People have lived along and boated on the Mountain State's waterways from the time of antiquity.
On July 13, 1709, Louis Michel, George Ritter, and Baron Christopher De Graffenreid petitioned the King of England for a land grant in the Harpers Ferry, Shepherdstown area, Jefferson County, in order to establish a Swiss colony. Neither the land grant or the Swiss colony ever materialized. The Treaty of Albany, 1720, designated the Blue Ridge Mountains as the western boundary of white settlement. Orange County, Virginia was formed in 1734. It included all areas west of the Blue Ridge Mountains, constituting all of present West Virginia.

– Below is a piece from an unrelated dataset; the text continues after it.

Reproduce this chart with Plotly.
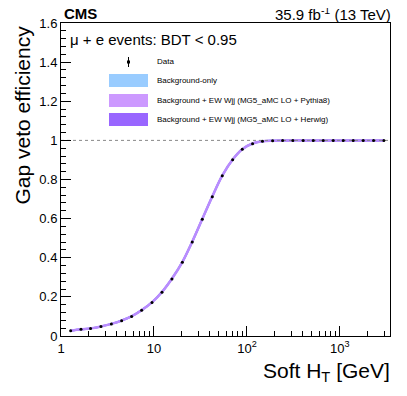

By 1739, Thomas Shepherd had constructed a flour mill powered by water from the Town Run or the Falling Springs Branch of the Potomac River. Shepherd along with Isaac Garrison, and John Welton established the presant town of Shepherdstown in todays Jefferson County. October, 1748, the Virginia General Assembly passed an act establishing a ferry across the Potomac River from the landing of Evan Watkin near the mouth of Conococheague Creek in present-day Berkeley County to the property of Edmund Wade in Maryland. Robert Harper obtained a permit to operate a ferry across the Shenandoah River at present-day Harpers Ferry, Jefferson County on March of 1761. Thus, these two ferry crossings became the earliest locations of government authorized civilian commercial crafts on what would become a part of the West Virginia Waterways.